**MATERIAL PROVIDED**

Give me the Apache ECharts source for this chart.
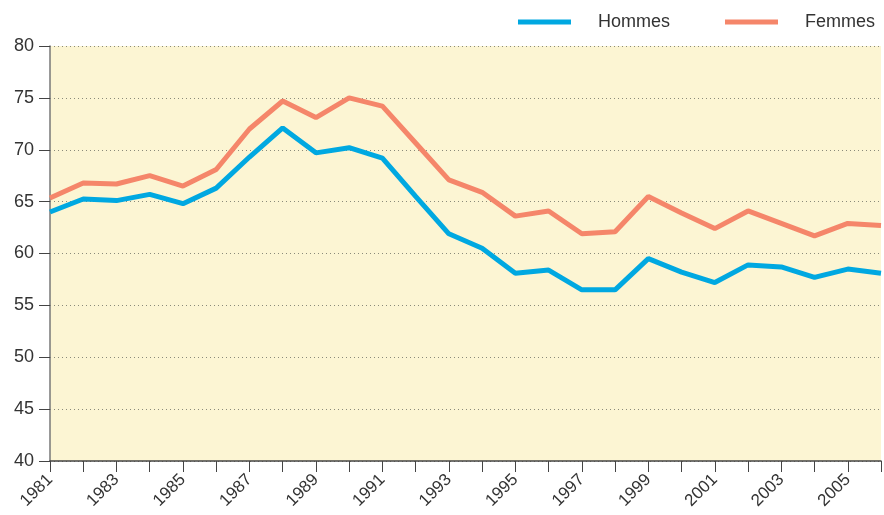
<!DOCTYPE html>
<html><head><meta charset="utf-8">
<script src="https://cdn.jsdelivr.net/npm/echarts@6/dist/echarts.min.js"></script>
<style>html,body{margin:0;padding:0;background:#fff}#c{width:884px;height:515px}</style>
</head><body><div id="c"></div>
<script>
const years = ['1981','1982','1983','1984','1985','1986','1987','1988','1989','1990','1991','1992','1993','1994','1995','1996','1997','1998','1999','2000','2001','2002','2003','2004','2005','2006'];
const hommes = [64.0,65.25,65.1,65.7,64.8,66.3,69.3,72.1,69.7,70.2,69.2,65.5,61.9,60.5,58.1,58.4,56.5,56.5,59.5,58.2,57.2,58.9,58.7,57.7,58.5,58.1];
const femmes = [65.35,66.8,66.7,67.5,66.5,68.1,72.0,74.7,73.1,75.0,74.2,70.65,67.1,65.9,63.6,64.1,61.9,62.1,65.5,63.9,62.4,64.1,62.9,61.7,62.9,62.7];
const yTicks = {min:40, max:80, interval:5};
const FONT = '"Liberation Sans Narrow","Arial Narrow","Liberation Sans",Arial,sans-serif';
const chart = echarts.init(document.getElementById('c'));
chart.setOption({
  animation:false,
  legend:{
    top:8, right:4, itemWidth:53, itemHeight:5, itemGap:55,
    icon:'rect',
    data:['Hommes','Femmes'],
    textStyle:{fontFamily:FONT, fontSize:18, color:'#333', padding:[0,0,0,22]}
  },
  grid:{left:50, right:3, top:46, bottom:54, show:true, backgroundColor:'#FCF5D3', borderWidth:0},
  xAxis:{
    type:'category', data:years, boundaryGap:false,
    axisLine:{lineStyle:{color:'#444', width:1.5}},
    axisTick:{interval:0, length:11, lineStyle:{color:'#444'}},
    axisLabel:{interval:1, rotate:45, fontFamily:FONT, fontSize:17, color:'#333', margin:16},
    splitLine:{show:false}
  },
  yAxis:{
    type:'value', min:yTicks.min, max:yTicks.max, interval:yTicks.interval,
    axisLine:{show:true, lineStyle:{color:'#777', width:1.5}},
    axisTick:{show:true, length:11, lineStyle:{color:'#444'}},
    axisLabel:{fontFamily:FONT, fontSize:18, color:'#333', margin:16},
    splitLine:{show:true, lineStyle:{color:'#8a8a7a', type:[1,3], width:1}}
  },
  series:[
    {name:'Hommes', type:'line', data:hommes, symbol:'none', color:'#00A8E1', lineStyle:{width:5, color:'#00A8E1'}},
    {name:'Femmes', type:'line', data:femmes, symbol:'none', color:'#F5866A', lineStyle:{width:5, color:'#F5866A'}}
  ]
});
</script></body></html>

**TASK DETAILS**
Pictures are excluded; output everything else in the data verbatim.

**RESULT OF THE EXERCISE**
Give me the Apache ECharts source for this chart.
<!DOCTYPE html>
<html><head><meta charset="utf-8">
<script src="https://cdn.jsdelivr.net/npm/echarts@6/dist/echarts.min.js"></script>
<style>html,body{margin:0;padding:0;background:#fff}#c{width:884px;height:515px}</style>
</head><body><div id="c"></div>
<script>
const years = ['1981','1982','1983','1984','1985','1986','1987','1988','1989','1990','1991','1992','1993','1994','1995','1996','1997','1998','1999','2000','2001','2002','2003','2004','2005','2006'];
const hommes = [64.0,65.25,65.1,65.7,64.8,66.3,69.3,72.1,69.7,70.2,69.2,65.5,61.9,60.5,58.1,58.4,56.5,56.5,59.5,58.2,57.2,58.9,58.7,57.7,58.5,58.1];
const femmes = [65.35,66.8,66.7,67.5,66.5,68.1,72.0,74.7,73.1,75.0,74.2,70.65,67.1,65.9,63.6,64.1,61.9,62.1,65.5,63.9,62.4,64.1,62.9,61.7,62.9,62.7];
const yTicks = {min:40, max:80, interval:5};
const FONT = '"Liberation Sans Narrow","Arial Narrow","Liberation Sans",Arial,sans-serif';
const chart = echarts.init(document.getElementById('c'));
chart.setOption({
  animation:false,
  legend:{
    top:8, right:4, itemWidth:53, itemHeight:5, itemGap:55,
    icon:'rect',
    data:['Hommes','Femmes'],
    textStyle:{fontFamily:FONT, fontSize:18, color:'#333', padding:[0,0,0,22]}
  },
  grid:{left:50, right:3, top:46, bottom:54, show:true, backgroundColor:'#FCF5D3', borderWidth:0},
  xAxis:{
    type:'category', data:years, boundaryGap:false,
    axisLine:{lineStyle:{color:'#444', width:1.5}},
    axisTick:{interval:0, length:11, lineStyle:{color:'#444'}},
    axisLabel:{interval:1, rotate:45, fontFamily:FONT, fontSize:17, color:'#333', margin:16},
    splitLine:{show:false}
  },
  yAxis:{
    type:'value', min:yTicks.min, max:yTicks.max, interval:yTicks.interval,
    axisLine:{show:true, lineStyle:{color:'#777', width:1.5}},
    axisTick:{show:true, length:11, lineStyle:{color:'#444'}},
    axisLabel:{fontFamily:FONT, fontSize:18, color:'#333', margin:16},
    splitLine:{show:true, lineStyle:{color:'#8a8a7a', type:[1,3], width:1}}
  },
  series:[
    {name:'Hommes', type:'line', data:hommes, symbol:'none', color:'#00A8E1', lineStyle:{width:5, color:'#00A8E1'}},
    {name:'Femmes', type:'line', data:femmes, symbol:'none', color:'#F5866A', lineStyle:{width:5, color:'#F5866A'}}
  ]
});
</script></body></html>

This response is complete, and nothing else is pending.